Mehr ALM, weniger Solution Manager?
Ausgehend davon, dass dieser Artikel in der SolMan-Kolumne erscheint, kennen Sie die Antwort bereits: Nein, es wird weitergehen. Dennoch ist die Frage legitim, ob sich der SolMan jetzt überhaupt noch lohnt. Denn der Solution Manager wurde in einer Zeit konzipiert, in der SAP-Projekte noch wenig agil oder mobil waren. S/4 Hana und die Cloud waren noch ferne Zukunft. Und auch die Idee, ein eigenes System für Application Lifecycle Management (ALM) vorhalten zu müssen, erscheint heutzutage angestaubt.
Dabei war und ist die Idee des SolMan genial: ein System für alle ALM-Aufgaben. Egal, ob Prozessdokumentation oder -modellierung, Testmanagement, Change Management, Monitoring oder vieles mehr. Alles aus einer Hand und voll integriert. Business und IT kommunizieren endlich miteinander. Wunderbar! Doch genau diese überbordende Vielfalt, gepaart mit nicht immer ganz optimalem Marketing und den berüchtigten Zwangsfunktionalitäten, hat über die Jahre viele SAP-Kunden abgeschreckt, dem SolMan eine Chance zu geben. Und ebenfalls seltsame Blüten getrieben. Denn wir kennen nicht wenige Unternehmen, die den SolMan ausschließlich in der SAP-Basis einsetzen. Oder – Skandal! – den Betrieb der Basisfunktionen in fremde Hände geben und sich damit den Zugang zu weiteren Funktionalitäten verwehren.
In unserer Beratungspraxis haben wir den SolMan nie als schwerfälligen Monolithen, sondern stets als Baukasten betrachtet. Soll der Reifegrad eines ALM-Prozesses im Unternehmen erhöht werden, schauen wir natürlich erst auf die Methodik und dann auf das Werkzeug. Sobald jedoch Werkzeuge ins Spiel kommen, ist der SolMan stets eine gute Wahl – nicht zuletzt, weil er optimal auf die SAP-Welt zugeschnitten und bereits im Unternehmen vorhanden ist.
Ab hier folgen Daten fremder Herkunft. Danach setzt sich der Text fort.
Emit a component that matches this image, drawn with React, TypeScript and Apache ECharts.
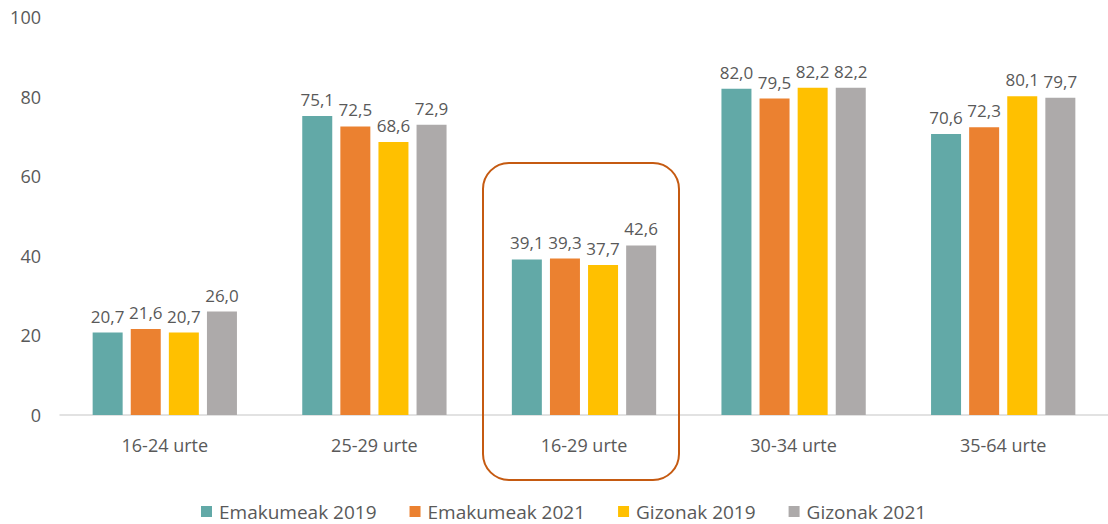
import React, { useEffect, useRef } from "react";
import * as echarts from "echarts";

const categories = ["16-24 urte", "25-29 urte", "16-29 urte", "30-34 urte", "35-64 urte"];
const seriesNames = ["Emakumeak 2019", "Emakumeak 2021", "Gizonak 2019", "Gizonak 2021"];
const emakumeak2019 = [20.7, 75.1, 39.1, 82.0, 70.6];
const emakumeak2021 = [21.6, 72.5, 39.3, 79.5, 72.3];
const gizonak2019 = [20.7, 68.6, 37.7, 82.2, 80.1];
const gizonak2021 = [26.0, 72.9, 42.6, 82.2, 79.7];
const yTicks = { min: 0, max: 100, interval: 20 };

const colors = ["#62A9A7", "#EB8130", "#FFC000", "#ADAAAA"];
const FONT = "'Open Sans', 'Noto Sans', sans-serif";

export default function App() {
  const ref = useRef<HTMLDivElement>(null);
  useEffect(() => {
    if (!ref.current) return;
    const chart = echarts.init(ref.current, null, { renderer: "svg" });
    const data = [emakumeak2019, emakumeak2021, gizonak2019, gizonak2021];
    chart.setOption({
      animation: false,
      textStyle: { fontFamily: FONT },
      grid: { left: 60, right: 0, top: 17, bottom: 109, containLabel: false },
      legend: {
        top: 497,
        left: 196,
        itemWidth: 11,
        itemHeight: 11,
        itemGap: 33,
        icon: "rect",
        textStyle: { color: "#595959", fontSize: 19, fontFamily: FONT, padding: [0, 0, 0, 2] },
        data: seriesNames,
      },
      xAxis: {
        type: "category",
        data: categories,
        axisLine: { lineStyle: { color: "#D9D9D9", width: 1.5 } },
        axisTick: { show: false },
        axisLabel: { color: "#595959", fontSize: 18, margin: 21, fontFamily: FONT },
      },
      yAxis: {
        type: "value",
        min: yTicks.min,
        max: yTicks.max,
        interval: yTicks.interval,
        splitLine: { show: false },
        axisLine: { show: false },
        axisTick: { show: false },
        axisLabel: { color: "#595959", fontSize: 18, margin: 19, fontFamily: FONT },
      },
      series: seriesNames.map((name, i) => ({
        name,
        type: "bar",
        data: data[i],
        barWidth: 30,
        barGap: "27%",
        itemStyle: { color: colors[i] },
        label: {
          show: true,
          position: "top",
          distance: 8,
          color: "#595959",
          fontSize: 17,
          fontFamily: FONT,
          formatter: (p: any) => Number(p.value).toFixed(1).replace(".", ","),
        },
      })),
      graphic: [
        {
          type: "rect",
          shape: { x: 483, y: 163, width: 196, height: 317, r: 26 },
          style: { fill: "none", stroke: "#C55A11", lineWidth: 2 },
          z: 100,
        },
      ],
    });
    return () => chart.dispose();
  }, []);
  return <div ref={ref} style={{ width: 1108, height: 524, position: "absolute", left: 0, top: 0 }} />;
}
Damit kann ohne große Werkzeuginvestition ein einzelnes Thema gezielt pilotiert werden. Und das ohne die Notwendigkeit, gleich den ganzen SolMan nutzen zu müssen. Dabei ist keine Aufgabe zu klein oder zu groß.
Das Testmanagement eines mittelständischen Unternehmens von verstreuten Excel-Tabellen auf ein nachhaltiges Fundament heben, das mit jedem neuen Testlauf Aufwände reduziert? Einfach. Testaktivitäten eines globalen Medizingeräteherstellers mit vielen Tausend Testfällen über zwanzig Länder organisieren, einschließlich Tests von Cloud-Produkten, Signaturanforderungen, Testautomation? Spaziergang. Systemänderungen und Transporte fachlich und technisch sauber verwalten, gerne auch mit Git oder für Non-SAP-Systeme? Eine beliebte ChaRM-Offensive. Eigenentwicklungen verwalten und für S/4 fit machen? Tagesgeschäft. Oder gleich das ganze S/4-Projekt mit agilen Methoden und SAP Practices verwalten und umsetzen? Auch kein Ding. Geschäftsprozesse über (SAP-)Systemgrenzen hinweg monitoren und optimieren? Geht auch schon lange.
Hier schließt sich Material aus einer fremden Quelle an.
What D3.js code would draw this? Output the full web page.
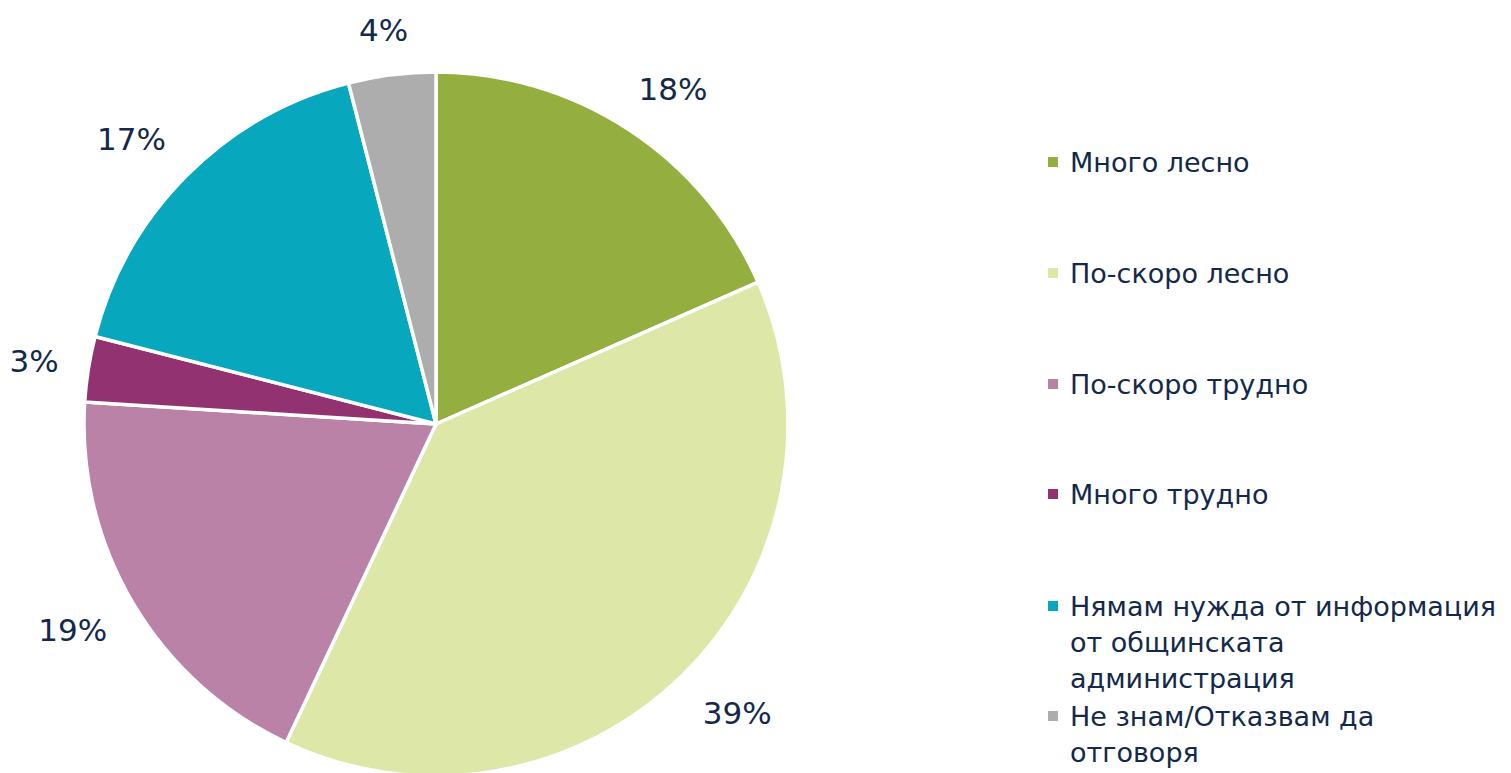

Der richtige Zeitpunkt, dem SolMan eine Chance zu geben, ist jetzt! Denn mit dem SolMan, der heute verfügbar ist (und vermutlich schon in Ihrem Unternehmen vorhanden), sind SAP-Kunden optimal für die „moderne“ SAP-Welt gewappnet. Unbeeindruckt von Trends und Hypes hat SAP den SolMan stets weiterentwickelt und für die Cloud, S/4 und für die Welt jenseits der SAP-Produkte fit gemacht. Nicht zuletzt dank Focused Solutions und Partnerprodukten lässt sich eine individuelle ALM-Strategie umsetzen.
Damit verliert auch das angekündigte Wartungsende 2027 seinen Schrecken. Sowohl in der ALM-Strategie der SAP wie auch bei unseren Kunden ist der SolMan zu stark verankert, zu deutlich sind seine Alleinstellungsmerkmale. Und wenn es 2027 plötzlich doch eine magische KI-Assistenz gibt, die sämtliche über Jahre etablierte Kundenprozesse und -Inhalte vom SolMan zu SAP Cloud ALM überführt, sind wir dabei. Denn dort ist das Konzept das gleiche – nur für eine andere Zielgruppe. Bis es jedoch so weit ist, können wir uns an den vielfältigen Möglichkeiten des SolMan, Partnerprodukten und Integrationen erfreuen. Und mehr über ALM und weniger über Werkzeuge reden.